"Il y aura beaucoup de dégâts": les droits de douane américains inquiètent les PME françaises exportatrices

La guerre douanière menée par Donald Trump inquiète les entreprises françaises. Selon le gouvernement, environ 28.000 entreprises tricolores seraient touchées par les nouveaux droits de douane américains. Derrière les grands fleurons économiques, un grand nombre de PME exportatrices ont beaucoup à perdre dans la bataille engagée par Donald Trump.
C'est le cas du parfumeur Corania. Laurent Cohen, le patron, présente à BFMTV son parfum à la fève tonka, sa "deuxième meilleure vente sur le marché américain". Ce fabricant d'eau de toilette, qui emploie 70 personnes à Pennes-Mirabeau, dans les Bouches-du-Rhône, voit son activité menacée par l'offensive protectionniste de Donald Trump. "Après la crise du Covid-19, voilà une nouvelle contrainte qui s'abat sur les entrepreneurs français", regrette Laurent Cohen, évoquant des "jours compliqués" à venir. Présente à l'export dans une soixantaine de pays, Corania réalise chaque année plus de 20% de son chiffre d'affaires aux États-Unis, son principal marché.
"On va forcément rogner un peu sur nos marges au début, augmenter également un peu nos prix", avance Laurent Cohen.
"Ça nous est tombé dessus du jour au lendemain" alors que l'entreprise avait déjà conclu les négociations avec tous ses distributeurs pour l'année 2025. "Là, il faut tout revoir", explique-t-il. La compétitivité du parfumeur est aussi mise à mal, car ses principaux concurrents sont basés en Turquie et dans le golfe Persique, où Donald Trump s'est montré plus clément en matière de droits de douane. "On se pose des questions" mais "on a toujours su rebondir", note toutefois avec optimisme sa directrice des opérations, Ophélie Barbeau, se disant "confiante" dans l'avenir de l'entreprise.

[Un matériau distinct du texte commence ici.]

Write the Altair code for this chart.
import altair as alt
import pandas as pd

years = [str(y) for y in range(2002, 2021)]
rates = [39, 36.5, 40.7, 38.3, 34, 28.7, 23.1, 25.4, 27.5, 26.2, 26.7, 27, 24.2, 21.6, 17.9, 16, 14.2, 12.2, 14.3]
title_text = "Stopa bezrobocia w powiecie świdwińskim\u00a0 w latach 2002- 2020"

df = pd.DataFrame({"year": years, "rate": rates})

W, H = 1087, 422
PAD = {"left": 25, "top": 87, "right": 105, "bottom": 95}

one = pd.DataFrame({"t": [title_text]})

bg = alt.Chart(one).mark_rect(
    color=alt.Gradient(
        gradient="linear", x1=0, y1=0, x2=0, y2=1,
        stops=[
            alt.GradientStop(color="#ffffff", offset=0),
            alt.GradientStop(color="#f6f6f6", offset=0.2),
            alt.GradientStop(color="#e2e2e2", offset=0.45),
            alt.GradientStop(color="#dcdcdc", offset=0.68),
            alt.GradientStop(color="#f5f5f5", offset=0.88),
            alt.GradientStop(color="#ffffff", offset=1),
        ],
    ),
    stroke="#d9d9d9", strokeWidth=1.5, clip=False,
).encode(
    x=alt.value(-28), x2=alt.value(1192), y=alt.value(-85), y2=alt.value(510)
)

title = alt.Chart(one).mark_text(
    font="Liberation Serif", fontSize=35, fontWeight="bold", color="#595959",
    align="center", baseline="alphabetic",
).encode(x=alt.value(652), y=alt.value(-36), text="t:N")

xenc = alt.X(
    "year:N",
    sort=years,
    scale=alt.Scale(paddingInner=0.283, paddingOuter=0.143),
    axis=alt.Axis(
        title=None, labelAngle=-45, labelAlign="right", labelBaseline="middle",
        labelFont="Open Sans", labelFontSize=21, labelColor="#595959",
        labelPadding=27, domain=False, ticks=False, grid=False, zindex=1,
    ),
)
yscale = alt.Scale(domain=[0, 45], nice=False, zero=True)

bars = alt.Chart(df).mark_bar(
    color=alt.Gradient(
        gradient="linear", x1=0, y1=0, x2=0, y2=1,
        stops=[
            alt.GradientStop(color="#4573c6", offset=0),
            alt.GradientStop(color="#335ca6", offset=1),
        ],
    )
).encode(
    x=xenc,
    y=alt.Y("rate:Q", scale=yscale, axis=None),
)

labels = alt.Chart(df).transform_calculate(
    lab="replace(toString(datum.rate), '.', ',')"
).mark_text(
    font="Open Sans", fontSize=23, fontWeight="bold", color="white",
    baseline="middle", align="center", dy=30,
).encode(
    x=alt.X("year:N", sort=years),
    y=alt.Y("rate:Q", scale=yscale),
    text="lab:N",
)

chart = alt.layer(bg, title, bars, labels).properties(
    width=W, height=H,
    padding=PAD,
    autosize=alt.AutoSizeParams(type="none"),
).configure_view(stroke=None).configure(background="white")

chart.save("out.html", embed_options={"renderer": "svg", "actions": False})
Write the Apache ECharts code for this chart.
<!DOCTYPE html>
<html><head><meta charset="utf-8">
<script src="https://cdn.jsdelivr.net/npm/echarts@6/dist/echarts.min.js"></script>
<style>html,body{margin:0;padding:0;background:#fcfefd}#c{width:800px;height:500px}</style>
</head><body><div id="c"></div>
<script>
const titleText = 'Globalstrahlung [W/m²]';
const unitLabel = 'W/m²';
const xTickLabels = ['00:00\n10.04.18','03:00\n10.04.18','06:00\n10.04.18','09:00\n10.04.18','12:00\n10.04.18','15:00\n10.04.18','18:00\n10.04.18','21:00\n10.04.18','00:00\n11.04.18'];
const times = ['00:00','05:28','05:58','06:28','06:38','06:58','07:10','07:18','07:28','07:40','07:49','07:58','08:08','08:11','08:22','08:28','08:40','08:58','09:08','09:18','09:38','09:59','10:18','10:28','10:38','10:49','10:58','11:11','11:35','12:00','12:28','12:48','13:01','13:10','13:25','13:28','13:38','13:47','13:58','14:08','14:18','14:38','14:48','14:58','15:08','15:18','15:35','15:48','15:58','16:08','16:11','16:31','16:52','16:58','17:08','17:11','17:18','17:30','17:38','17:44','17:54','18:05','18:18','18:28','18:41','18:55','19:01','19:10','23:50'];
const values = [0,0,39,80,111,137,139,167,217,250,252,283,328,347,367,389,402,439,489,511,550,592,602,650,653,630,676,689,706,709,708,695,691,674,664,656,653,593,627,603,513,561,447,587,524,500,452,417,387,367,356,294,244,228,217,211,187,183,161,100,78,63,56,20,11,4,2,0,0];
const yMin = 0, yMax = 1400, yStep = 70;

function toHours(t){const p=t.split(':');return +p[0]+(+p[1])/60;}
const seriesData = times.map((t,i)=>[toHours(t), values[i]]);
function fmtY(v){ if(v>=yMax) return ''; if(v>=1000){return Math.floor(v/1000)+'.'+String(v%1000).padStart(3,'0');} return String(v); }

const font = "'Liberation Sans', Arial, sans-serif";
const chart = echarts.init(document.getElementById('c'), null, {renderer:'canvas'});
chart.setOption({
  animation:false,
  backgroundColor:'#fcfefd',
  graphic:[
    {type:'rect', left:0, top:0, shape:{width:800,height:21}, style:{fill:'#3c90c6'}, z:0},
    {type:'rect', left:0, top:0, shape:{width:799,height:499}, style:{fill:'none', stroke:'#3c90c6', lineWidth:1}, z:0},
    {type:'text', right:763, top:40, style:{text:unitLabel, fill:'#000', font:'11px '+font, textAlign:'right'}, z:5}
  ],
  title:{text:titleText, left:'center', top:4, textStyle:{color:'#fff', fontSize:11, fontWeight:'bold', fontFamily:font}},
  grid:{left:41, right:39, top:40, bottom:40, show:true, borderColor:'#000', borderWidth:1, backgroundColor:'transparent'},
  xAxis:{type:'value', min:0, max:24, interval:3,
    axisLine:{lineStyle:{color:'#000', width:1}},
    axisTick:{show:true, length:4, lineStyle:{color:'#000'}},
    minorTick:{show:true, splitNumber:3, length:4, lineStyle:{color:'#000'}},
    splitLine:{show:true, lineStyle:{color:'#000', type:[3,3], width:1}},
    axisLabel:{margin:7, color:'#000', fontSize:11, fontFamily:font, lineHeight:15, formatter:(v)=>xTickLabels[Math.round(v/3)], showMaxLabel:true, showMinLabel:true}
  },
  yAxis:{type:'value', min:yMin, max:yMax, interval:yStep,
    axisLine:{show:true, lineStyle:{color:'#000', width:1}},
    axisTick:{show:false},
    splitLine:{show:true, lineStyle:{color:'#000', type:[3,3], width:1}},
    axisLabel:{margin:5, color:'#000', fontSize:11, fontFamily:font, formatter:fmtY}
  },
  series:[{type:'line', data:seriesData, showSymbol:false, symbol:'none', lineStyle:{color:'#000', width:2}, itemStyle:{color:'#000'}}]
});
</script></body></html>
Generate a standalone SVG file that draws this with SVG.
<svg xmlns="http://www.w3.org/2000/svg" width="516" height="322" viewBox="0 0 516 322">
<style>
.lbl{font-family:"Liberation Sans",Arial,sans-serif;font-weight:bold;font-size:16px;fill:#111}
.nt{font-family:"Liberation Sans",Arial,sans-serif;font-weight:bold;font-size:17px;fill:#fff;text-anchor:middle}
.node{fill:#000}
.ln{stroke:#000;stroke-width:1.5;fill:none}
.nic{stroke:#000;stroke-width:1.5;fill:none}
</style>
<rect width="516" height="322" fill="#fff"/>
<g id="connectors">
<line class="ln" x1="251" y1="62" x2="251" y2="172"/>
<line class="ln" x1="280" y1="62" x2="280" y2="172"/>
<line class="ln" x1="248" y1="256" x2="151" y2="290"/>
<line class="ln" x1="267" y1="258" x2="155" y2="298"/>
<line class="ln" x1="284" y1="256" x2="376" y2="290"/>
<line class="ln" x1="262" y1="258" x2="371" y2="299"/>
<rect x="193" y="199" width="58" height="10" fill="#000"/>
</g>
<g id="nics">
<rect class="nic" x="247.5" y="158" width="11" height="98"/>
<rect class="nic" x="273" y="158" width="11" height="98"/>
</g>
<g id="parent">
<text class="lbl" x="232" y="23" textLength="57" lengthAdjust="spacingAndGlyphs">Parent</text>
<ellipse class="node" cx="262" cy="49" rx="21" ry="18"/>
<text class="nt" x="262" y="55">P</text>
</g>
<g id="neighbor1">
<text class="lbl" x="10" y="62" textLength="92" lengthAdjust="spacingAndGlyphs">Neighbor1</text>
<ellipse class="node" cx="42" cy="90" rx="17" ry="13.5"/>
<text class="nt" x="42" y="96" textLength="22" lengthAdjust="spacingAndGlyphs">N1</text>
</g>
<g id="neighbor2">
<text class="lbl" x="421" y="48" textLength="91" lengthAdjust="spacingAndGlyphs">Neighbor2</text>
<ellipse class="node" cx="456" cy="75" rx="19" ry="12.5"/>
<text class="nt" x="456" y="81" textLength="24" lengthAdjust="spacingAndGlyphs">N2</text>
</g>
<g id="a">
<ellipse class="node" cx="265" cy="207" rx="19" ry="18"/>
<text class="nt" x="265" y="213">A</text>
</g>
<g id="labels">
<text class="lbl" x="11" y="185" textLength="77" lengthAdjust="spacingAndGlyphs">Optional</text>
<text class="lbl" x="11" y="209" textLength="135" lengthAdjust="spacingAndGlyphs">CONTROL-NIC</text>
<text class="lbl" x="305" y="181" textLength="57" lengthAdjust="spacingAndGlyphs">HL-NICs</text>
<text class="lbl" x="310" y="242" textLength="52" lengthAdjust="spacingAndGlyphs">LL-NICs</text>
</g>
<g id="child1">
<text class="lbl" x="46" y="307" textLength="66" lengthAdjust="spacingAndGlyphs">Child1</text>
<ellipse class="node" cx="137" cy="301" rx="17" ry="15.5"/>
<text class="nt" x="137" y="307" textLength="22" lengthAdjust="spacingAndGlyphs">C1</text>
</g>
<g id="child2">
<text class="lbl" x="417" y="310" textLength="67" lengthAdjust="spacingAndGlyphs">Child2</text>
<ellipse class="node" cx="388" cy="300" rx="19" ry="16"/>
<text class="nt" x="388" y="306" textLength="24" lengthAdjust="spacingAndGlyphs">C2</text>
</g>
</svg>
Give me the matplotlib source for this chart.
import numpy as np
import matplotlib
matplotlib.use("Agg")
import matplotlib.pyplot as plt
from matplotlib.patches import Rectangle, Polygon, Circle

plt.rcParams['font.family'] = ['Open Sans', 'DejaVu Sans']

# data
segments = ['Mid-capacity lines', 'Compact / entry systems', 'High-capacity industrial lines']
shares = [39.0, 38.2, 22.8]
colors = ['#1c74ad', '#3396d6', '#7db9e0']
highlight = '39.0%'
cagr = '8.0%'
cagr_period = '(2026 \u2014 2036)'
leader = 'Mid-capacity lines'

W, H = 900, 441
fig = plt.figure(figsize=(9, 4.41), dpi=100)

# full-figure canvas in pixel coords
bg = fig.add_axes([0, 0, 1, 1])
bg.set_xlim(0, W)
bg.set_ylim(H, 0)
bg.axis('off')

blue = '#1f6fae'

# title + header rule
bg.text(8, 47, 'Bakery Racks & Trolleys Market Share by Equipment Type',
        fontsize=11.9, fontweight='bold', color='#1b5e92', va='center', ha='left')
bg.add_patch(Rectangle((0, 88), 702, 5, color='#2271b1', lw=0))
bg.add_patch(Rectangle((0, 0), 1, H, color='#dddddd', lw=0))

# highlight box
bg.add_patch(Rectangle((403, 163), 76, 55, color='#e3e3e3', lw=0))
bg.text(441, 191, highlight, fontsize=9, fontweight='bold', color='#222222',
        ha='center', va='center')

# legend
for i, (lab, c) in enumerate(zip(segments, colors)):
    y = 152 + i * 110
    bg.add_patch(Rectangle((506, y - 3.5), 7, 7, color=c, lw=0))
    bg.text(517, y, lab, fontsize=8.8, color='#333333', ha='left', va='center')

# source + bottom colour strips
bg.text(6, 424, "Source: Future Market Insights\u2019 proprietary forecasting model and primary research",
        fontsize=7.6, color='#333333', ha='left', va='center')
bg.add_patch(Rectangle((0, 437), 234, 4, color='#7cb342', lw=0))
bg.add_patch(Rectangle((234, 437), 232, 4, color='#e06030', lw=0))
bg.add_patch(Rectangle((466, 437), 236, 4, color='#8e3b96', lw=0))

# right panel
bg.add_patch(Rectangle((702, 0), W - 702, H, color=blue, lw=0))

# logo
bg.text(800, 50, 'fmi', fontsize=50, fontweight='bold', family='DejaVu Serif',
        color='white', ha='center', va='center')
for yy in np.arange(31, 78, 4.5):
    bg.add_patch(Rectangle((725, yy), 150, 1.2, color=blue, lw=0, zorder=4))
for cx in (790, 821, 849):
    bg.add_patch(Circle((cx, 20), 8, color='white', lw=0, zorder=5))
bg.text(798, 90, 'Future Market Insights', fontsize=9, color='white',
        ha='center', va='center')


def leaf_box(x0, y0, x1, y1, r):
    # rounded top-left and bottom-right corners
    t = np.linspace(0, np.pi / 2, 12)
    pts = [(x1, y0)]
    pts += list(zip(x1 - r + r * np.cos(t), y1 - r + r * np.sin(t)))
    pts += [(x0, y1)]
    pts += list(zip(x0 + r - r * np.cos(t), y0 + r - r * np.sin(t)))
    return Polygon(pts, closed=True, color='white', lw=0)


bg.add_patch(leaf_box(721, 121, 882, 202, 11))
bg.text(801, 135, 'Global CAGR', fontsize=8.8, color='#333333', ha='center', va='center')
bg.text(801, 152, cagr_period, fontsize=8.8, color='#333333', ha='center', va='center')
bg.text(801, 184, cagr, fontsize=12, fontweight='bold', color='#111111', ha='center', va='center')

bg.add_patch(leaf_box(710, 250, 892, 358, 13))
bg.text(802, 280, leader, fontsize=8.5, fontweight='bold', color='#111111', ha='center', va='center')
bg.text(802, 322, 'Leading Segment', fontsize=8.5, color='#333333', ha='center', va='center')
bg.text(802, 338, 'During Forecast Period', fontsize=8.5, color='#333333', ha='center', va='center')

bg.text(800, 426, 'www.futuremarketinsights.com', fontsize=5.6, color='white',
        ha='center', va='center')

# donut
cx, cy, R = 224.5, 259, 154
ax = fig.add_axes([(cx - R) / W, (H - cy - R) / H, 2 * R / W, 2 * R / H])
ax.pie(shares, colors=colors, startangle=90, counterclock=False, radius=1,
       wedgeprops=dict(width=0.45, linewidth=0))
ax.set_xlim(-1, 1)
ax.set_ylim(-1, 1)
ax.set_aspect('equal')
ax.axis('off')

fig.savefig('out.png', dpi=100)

"C'est très inconfortable"
Dans les Deux-Sèvres, les droits de douane additionnels mis en œuvre par l'administration Trump compliquent le projet américain de La Fabrique Cookies. Le fabricant de gâteaux et de biscuits a récemment conclu un contrat avec un acheteur américain pour distribuer ses galettes beurrées dans des supermarchés locaux. "En janvier, on a reçu onze containers à produire", explique Élodie Blaizeau, responsable du site d'Ardin, où l'on retrouve une vingtaine de salariés. Ils représentent une tonne de biscuits supplémentaires à produire en trois mois. Une équipe de nuit a été mise en place pour faire fonctionner la ligne de production 24 heures sur 24 et 5 jours sur 7.
Grâce à ce contrat, les Américains sont devenus le premier client de l'usine poitevine, à hauteur de 17% du chiffre d'affaires. Pour l'heure, sept containers sont déjà en cours de livraison. Mais les prochains containers seront lourdement frappés par les nouveaux droits de douane à l'entrée des États-Unis. "Le risque final est que ce soit tellement cher que les ménages américains ne les achètent pas et, dans ce cas, on pourrait se faire déréférencer et on perdrait le contrat", s'interroge sur BFMTV Alexis de Galembert, fondateur de La Fabrique Cookies.
Donald Trump "apporte une énorme instabilité au marché" et "même du haut de ma petite PME c'est très inconfortable", estime Alexis de Galembert
Des promotions mais "pas pendant longtemps"
Spécialiste de l'exportation de produits laitiers, Interval ne cache pas son inquiétude. Basée à Trappes dans les Yvelines, l'entreprise exporte les fromages d'une douzaine de laiteries en France et 60% de ces exportations partent vers les États-Unis. "Les annonces de la semaine dernière ont été particulièrement brutales", déplore son directeur associé, Nicolas Lecuque, sur BFMTV.
À court terme, l'entreprise va "accompagner" ses clients "avec un petit peu de promotions" pour "éviter des décisions drastiques et impulsives", précise-t-il.
Mais "on ne pourra pas financer ça pendant très longtemps", note Nicolas Lecuque, d'autant plus que "les clients qui passent commande ne savent pas si leurs clients à eux accepteront 20% de droits de douane supplémentaires". "On exporte vers les États-Unis depuis plus de 40 ans, mais là c'est une crise comme on n'a vraiment jamais eue", selon le dirigeant, qui considère "très difficile" d'estimer les pertes en termes de volumes et de chiffre d'affaires. Mais "c'est une certitude qu'il y aura beaucoup de dégâts."